A Denial of Service attack is analogous to a group of people crowding the entry door of a shop, making it hard for legitimate customers to enter or leave the shop, thereby disrupting trade.

A denial-of-service attack (DoS attack) is a cyber-attack in which the attacker makes a machine (or network) unavailable to its intended users by temporarily (or indefinitely) disrupting services of a host connected to a network.

Often this is done by flooding the targeted machine (or network) with superfluous requests to overload systems and prevent legitimate requests being fulfilled effiiciently.

DDoS

In a distributed denial-of-service attack (DDoS attack), the incoming traffic flooding the victim originates from many different sources.

More sophisticated strategies are required to mitigate this type of attack, as simply attempting to block a single source is insufficient because there are multiple sources.

Revenge, blackmail and hacktivism can motivate these attacks - criminal perpetrators of DoS attacks often targeting sites or services hosted on high-profile web servers such as banks or credit card payment gateways to big corporations.

In early 2000, a Canadian teenager launched a series of distributed denial-of-service (DDoS) attacks against several high-profile websites.
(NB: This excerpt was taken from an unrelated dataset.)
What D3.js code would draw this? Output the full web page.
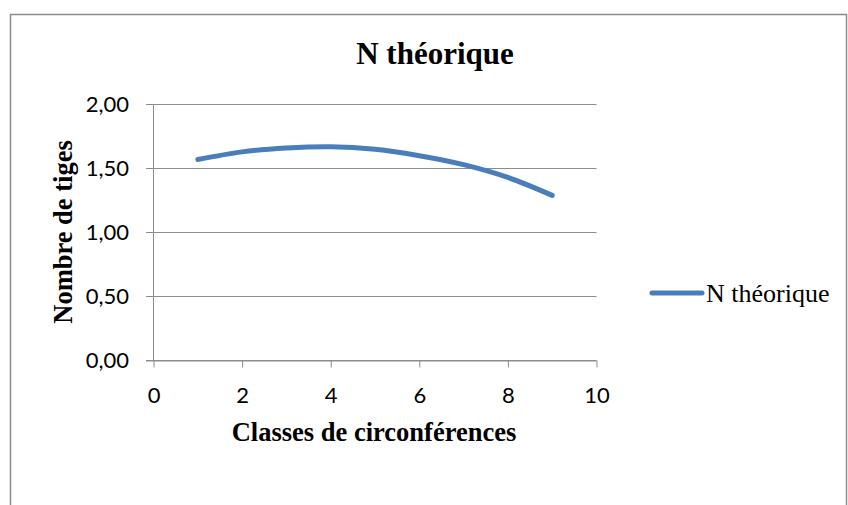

The teen, using the handle Mafiaboy, targeted Yahoo, ETrade, Dell, eBay, Amazon, and other sites over the course of several days, flooding the sites with massive amounts of junk traffic until their servers crashed. Although Mafiaboy (whose real name is Michael Calce).

Security experts warned in the aftermath of this episode that although he didn't use a 'botnet' for this devastating attack - botnets — and the DDoS attacks they're used for — posed a major threat to the stability and integrity of the Internet. Those experts turned out to be correct in the following decade.